I appreciate that. I welcome the fact we have had this first exchange post the European summit without trading insults.

Absolutely. I enjoyed it too.

I would wish that this is the way the debate on this matter would proceed over the period ahead.

I want to refer to three points the Taoiseach made in the course of his contribution and to ask him to consider them. He made the point with regard to voting "Yes" to a Lisbon treaty "we have all signed up to" as it was put. Does he accept we have not done so? The Irish people have not signed up to it, although as the transcript will show, that is what he claimed.

The Taoiseach also stated that if the people vote "No" a second time to the treaty of Lisbon, there will be no treaty of Lisbon. We always believed we were equal members of the European Union and voting "No" once should have been adequate. Why is it that we in Ireland have to vote "No" twice — it also voted twice on the Nice treaty — for the Lisbon treaty, if that is the result to be, whereas for France and the Dutch once is sufficient, in order to revisit the actual texts, full stops and commas? Why are we different? Why is our membership not of equal status?

The first point I had asked the Taoiseach to consider in regard to voting "No" did not mean that we were going to face a situation of being pushed out of the European Union yet, while the Taoiseach in part acknowledged that in the course of his contribution, he went on to describe our situation post a second "No" to Lisbon as "half in and half out". That type of language only feeds the point I was trying to scotch from the outset. We are full members of the European Union and irrespective of how the Irish people decide on the Lisbon treaty a second time, we will remain full members of the European Union, not half in or half out.

In legal terms, that is true and I would not suggest otherwise. However, I am stating clearly that the idea that we make decisions that do not have political consequences or effects is the most politically naive view I have heard in this House, even from a person as experienced as the Deputy. There is no question——

The Taoiseach should not put words in my mouth.

Far be it from me to ever try to put words in the Deputy's mouth. I am not sure they would come out the same way as I put them in, in fairness to him.

The Taoiseach can be guaranteed of that.

One of the reasons I secured a protocol was to make sure we would not be having an argument about all this.

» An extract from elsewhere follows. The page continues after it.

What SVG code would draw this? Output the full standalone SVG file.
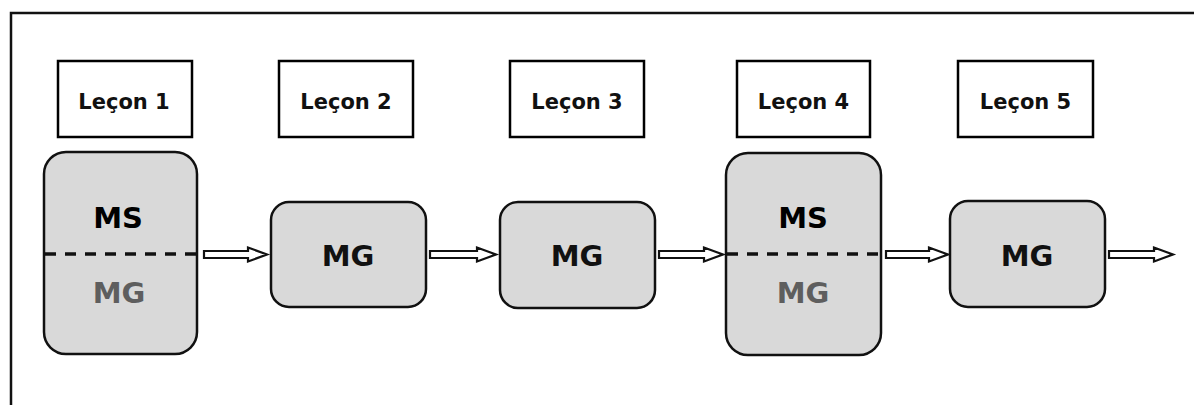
<svg xmlns="http://www.w3.org/2000/svg" width="1194" height="405" viewBox="0 0 1194 405">
<style>
.lab{fill:#fff;stroke:#000;stroke-width:2.5}
.labt{font-family:"DejaVu Sans",sans-serif;font-weight:bold;font-size:21px;fill:#111;text-anchor:middle}
.node{fill:#d9d9d9;stroke:#111;stroke-width:2.5}
.big{font-family:"DejaVu Sans",sans-serif;font-weight:bold;font-size:29px;text-anchor:middle}
.ms{fill:#000}
.mg{fill:#111}
.mgg{fill:#5e5e5e}
.dash{stroke:#111;stroke-width:3.5;stroke-dasharray:11 9;fill:none}
.arr{fill:#fff;stroke:#111;stroke-width:2.2;stroke-linejoin:miter}
</style>
<rect width="1194" height="405" fill="#fff"/>
<path d="M11,405 V13 H1194" fill="none" stroke="#111" stroke-width="2.5"/>

<g id="lecon1"><rect class="lab" x="58" y="61" width="134" height="76"/><text class="labt" x="124" y="109">Leçon 1</text></g>
<g id="lecon2"><rect class="lab" x="279" y="61" width="134" height="76"/><text class="labt" x="346" y="109">Leçon 2</text></g>
<g id="lecon3"><rect class="lab" x="510" y="61" width="134" height="76"/><text class="labt" x="577" y="109">Leçon 3</text></g>
<g id="lecon4"><rect class="lab" x="737" y="61" width="133" height="76"/><text class="labt" x="803.5" y="109">Leçon 4</text></g>
<g id="lecon5"><rect class="lab" x="958" y="61" width="135" height="76"/><text class="labt" x="1025.5" y="109">Leçon 5</text></g>

<g id="node1">
<rect class="node" x="44" y="152" width="153" height="202" rx="22"/>
<line class="dash" x1="45" y1="254" x2="196" y2="254"/>
<text class="big ms" x="118" y="228">MS</text>
<text class="big mgg" x="119" y="303">MG</text>
</g>
<g id="node2">
<rect class="node" x="271" y="202" width="155" height="105" rx="18"/>
<text class="big mg" x="348" y="266">MG</text>
</g>
<g id="node3">
<rect class="node" x="500" y="202" width="155" height="106" rx="18"/>
<text class="big mg" x="577" y="266">MG</text>
</g>
<g id="node4">
<rect class="node" x="726" y="153" width="155" height="202" rx="22"/>
<line class="dash" x1="727" y1="254" x2="880" y2="254"/>
<text class="big ms" x="803" y="228">MS</text>
<text class="big mgg" x="803" y="303">MG</text>
</g>
<g id="node5">
<rect class="node" x="950" y="201" width="155" height="106" rx="18"/>
<text class="big mg" x="1027" y="266">MG</text>
</g>

<g id="connectors">
<polygon class="arr" points="204,251 248,251 248,247.5 267,254.5 248,261.5 248,258 204,258"/>
<polygon class="arr" points="430,251 477,251 477,247.5 496,254.5 477,261.5 477,258 430,258"/>
<polygon class="arr" points="659,251 704,251 704,247.5 723,254.5 704,261.5 704,258 659,258"/>
<polygon class="arr" points="886,251 929,251 929,247.5 948,254.5 929,261.5 929,258 886,258"/>
<polygon class="arr" points="1109,251 1154,251 1154,247.5 1173,254.5 1154,261.5 1154,258 1109,258"/>
</g>
</svg>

The point I am making to the Deputy is an important one. Our colleagues in the European Union want Ireland as part of the Union — they want us in and they want us to be part of a consensus. We helped to build the consensus. The Irish people rejected the Lisbon treaty and it is respected — the treaty cannot come into force unless the Irish people vote "Yes". The treaty is not in force today given the stated intention of the Irish people thus far and it will not come into force unless the Irish people vote "Yes". Therefore, the Irish people's view is respected.

The issue for the European Union is that this consensus position has been built up over many years. It is about making the Union more effective and ensuring that the Single Market is more effective, which helps us. We are all entitled, as democrats, to go back to the people on any issue. This is being done on the basis of providing the clarifications and confirmations that they required in respect of the concerns they expressed, as best as could be gauged from a very detailed analysis that was undertaken, and to which all parties here contributed, in an effort to synthesise, crystallise and bring forward a rationale and a comprehensive response in respect of issues about which clarifications were needed. There were certain views and people voted in certain ways because of what they believed. They were informed by people who campaigned and who, in their enthusiasm to have it defeated, over-egged the omelette. If there are people on the "Yes" side who do the same, they do not do a service to the people either.

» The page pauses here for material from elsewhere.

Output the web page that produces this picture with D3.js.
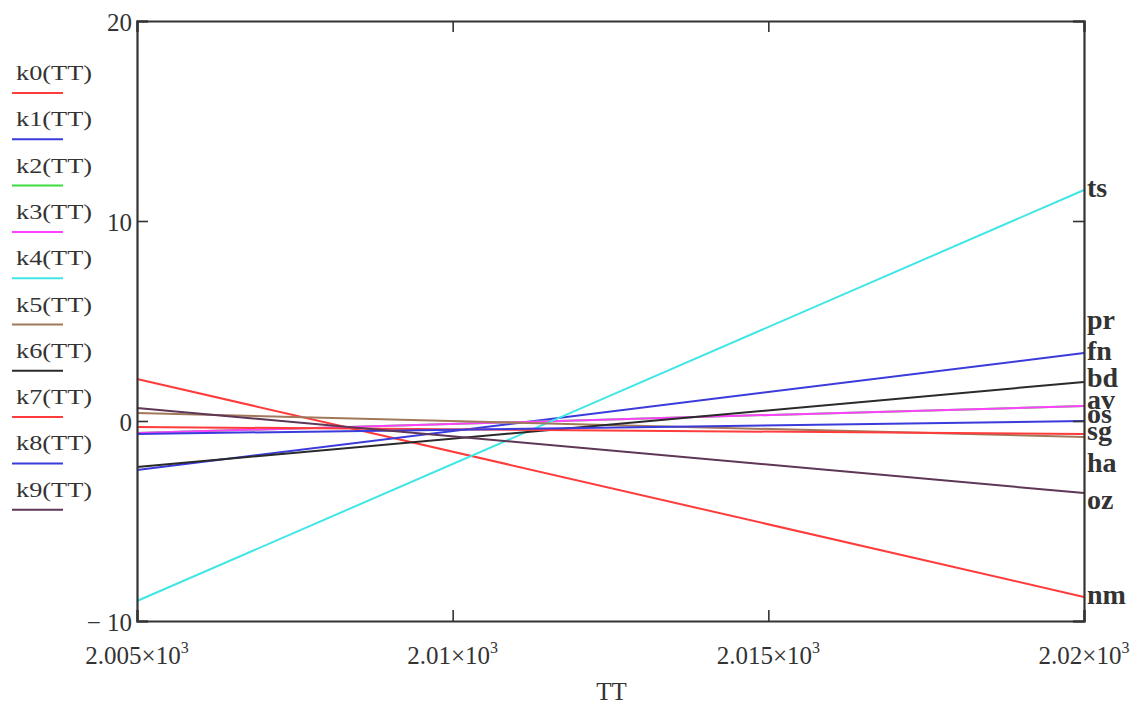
<!DOCTYPE html>
<html>
<head>
<meta charset="utf-8">
<script src="https://cdn.jsdelivr.net/npm/d3@7/dist/d3.min.js"></script>
<style>
  html, body { margin: 0; padding: 0; background: #fff; }
  svg { display: block; }
  text { font-family: "Liberation Serif", "Times New Roman", serif; fill: #333; }
</style>
</head>
<body>
<svg id="chart" width="1140" height="704"></svg>
<script>
// TT range over which the ten functions are evaluated
const ttRange = [2005, 2020];

// k0(TT) ... k9(TT): value at TT = 2005 and TT = 2020 (linear functions)
const k0 = [2.1, -8.8];
const k1 = [-2.45, 3.4];
const k2 = [-0.6, 0.75];
const k3 = [-0.6, 0.75];
const k4 = [-9.0, 11.55];
const k5 = [0.4, -0.8];
const k6 = [-2.3, 1.95];
const k7 = [-0.3, -0.65];
const k8 = [-0.65, 0.0];
const k9 = [0.65, -3.6];

const seriesNames = ["k0(TT)", "k1(TT)", "k2(TT)", "k3(TT)", "k4(TT)",
                     "k5(TT)", "k6(TT)", "k7(TT)", "k8(TT)", "k9(TT)"];
const seriesValues = [k0, k1, k2, k3, k4, k5, k6, k7, k8, k9];
const seriesColors = ["#ff3b3b", "#3b3bdc", "#3fdc3f", "#ff40ff", "#40e6e6",
                      "#a0785a", "#2a2a2a", "#ff3b3b", "#3b3bdc", "#5e3656"];

// marker labels on the right-hand side and the values they mark
const markerLabels = ["ts", "pr", "fn", "bd", "av", "os", "sg", "ha", "oz", "nm"];
const markerValues = [11.55, 4.95, 3.4, 2.05, 0.95, 0.25, -0.6, -2.2, -4.05, -8.8];

// axis ticks
const xTicks = [2005, 2010, 2015, 2020];
const yTicks = [20, 10, 0, -10];
const yTickLabels = ["20", "10", "0", "\u2212 10"];
const xTitle = "TT";

const svg = d3.select("#chart");
const plot = { left: 137, right: 1084, top: 21, bottom: 621 };

const x = d3.scaleLinear().domain(ttRange).range([plot.left, plot.right]);
const y = d3.scaleLinear().domain([-10, 20]).range([plot.bottom, plot.top]);

const axisColor = "#333";
const tickLen = 11;

// series lines
const line = d3.line().x(d => x(d[0])).y(d => y(d[1]));
const g = svg.append("g");
seriesValues.forEach((vals, i) => {
  const pts = vals.map((v, j) => [ttRange[j], v]);
  g.append("path")
    .attr("d", line(pts))
    .attr("fill", "none")
    .attr("stroke", seriesColors[i])
    .attr("stroke-width", 2);
});

// axes: left, bottom, and mirrored right/top with inward ticks
const leftAxis = d3.axisLeft(y).tickValues(yTicks).tickSize(-tickLen).tickPadding(0)
  .tickFormat((d, i) => yTickLabels[i]);
const rightAxis = d3.axisRight(y).tickValues(yTicks).tickSize(-tickLen).tickFormat("");
const bottomAxis = d3.axisBottom(x).tickValues(xTicks).tickSize(-tickLen).tickFormat("");
const topAxis = d3.axisTop(x).tickValues(xTicks).tickSize(-tickLen).tickFormat("");

function styleAxis(sel) {
  sel.select(".domain").attr("stroke", axisColor).attr("stroke-width", 2.2);
  sel.selectAll(".tick line").attr("stroke", axisColor).attr("stroke-width", 1.6);
}

const gl = svg.append("g").attr("transform", `translate(${plot.left},0)`).call(leftAxis).call(styleAxis);
gl.selectAll(".tick text")
  .attr("x", -5).attr("dy", "0.36em")
  .style("font-size", "25px").style("font-family", '"Liberation Serif", serif').attr("fill", "#333");
svg.append("g").attr("transform", `translate(${plot.right},0)`).call(rightAxis).call(styleAxis);
svg.append("g").attr("transform", `translate(0,${plot.bottom})`).call(bottomAxis).call(styleAxis);
svg.append("g").attr("transform", `translate(0,${plot.top})`).call(topAxis).call(styleAxis);

// x tick labels in scientific form: 2.005×10³
const xl = svg.append("g");
xTicks.forEach(t => {
  const txt = xl.append("text")
    .attr("x", x(t)).attr("y", plot.bottom + 43)
    .attr("text-anchor", "middle")
    .style("font-size", "25px");
  txt.append("tspan").text(`${t / 1000}\u00d710`);
  txt.append("tspan").attr("dy", -11).style("font-size", "16px").text("3");
});

// x axis title
svg.append("text")
  .attr("x", (plot.left + plot.right) / 2 + 1).attr("y", 700)
  .attr("text-anchor", "middle")
  .style("font-size", "25px")
  .text(xTitle);

// legend
const legend = svg.append("g");
seriesNames.forEach((name, i) => {
  const cy = 72 + i * 46.3;
  legend.append("text")
    .attr("x", 16).attr("y", cy + 8)
    .attr("textLength", 76).attr("lengthAdjust", "spacingAndGlyphs")
    .style("font-size", "22px")
    .text(name);
  legend.append("line")
    .attr("x1", 12).attr("x2", 63)
    .attr("y1", cy + 21).attr("y2", cy + 21)
    .attr("stroke", seriesColors[i]).attr("stroke-width", 2);
});

// right-hand marker labels
const markers = svg.append("g");
markerLabels.forEach((lab, i) => {
  markers.append("text")
    .attr("x", plot.right + 3).attr("y", y(markerValues[i]) + 7)
    .style("font-size", "28px").style("font-weight", "bold")
    .attr("fill", "#1a1a1a")
    .text(lab);
});
</script>
</body>
</html>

I am being very clear and fair about it. I am saying that on the balance of convenience, on the balance of advantage and on the intrinsic and objective evidence that is before us, and also given the consensus it represents in Europe, the political significance that has been attached to it and the institutional reforms it will bring, which will bring more speedy decision-making that will be to our benefit in the long term, as has been our experience for the past 35 years, I do not believe a cogent argument can be articulated or presented that suggests it is in our interests as a people — not on the basis of other people's views but in our interests as a people — to vote down this treaty a second time. I honestly do not believe that to be the case. I am convinced of it.

For those who voted "No" in respect of those issues upon which clarification has now been provided — with a legal, full treaty status as is ascribed to other provisions — I hope it will be helpful to them to at least recognise that in coming to this issue again, it will be open for them to change their view, without being dismissive of the view they held before but out of respect for that view. It is out of respect for it that we went to the European Council, with the help of everybody in this House, so we could ensure the people were not under a misapprehension and there was not a misrepresentation of our position at the European Council in respect of those issues.

Those issues include neutrality, to respond to Deputy Finian McGrath, on which the proper legal interpretation of the treaty is outlined quite clearly for us. That position, let it be said, has been consistently respected by successive treaties of the Union, which refer to the specific character of military neutrality of member states. Some member states which in the past were part of that grouping are moving; for example, Finland is evolving its position in this respect, and this is also respected.

It is a question of diversity in Europe being respected. It is a question of where our economic and political interests lie, and where we can best guarantee and secure the future of our children, which is already under severe pressure with the problems we are facing. Do we really want to compound them further? Do we really want to send that message to the investment community across the world which has come here and created jobs, wealth and opportunities and say, "No, we have some reservations about this project and it is something to which we cannot enthusiastically subscribe"? That is the message sent by a "No" vote. It is not a cost free vote or a question of voting "No" and returning to discuss it another time.

These are major politically significant events. Bringing a treaty a second time is out of respect for the decision made before but it is also out of respect for the interests of the country that we put it to the democratic test again. Of course the people are sovereign and they will be sovereign on this issue too. However, we have an obligation to put the treaty again out of respect for our people and the interests we believe are involved.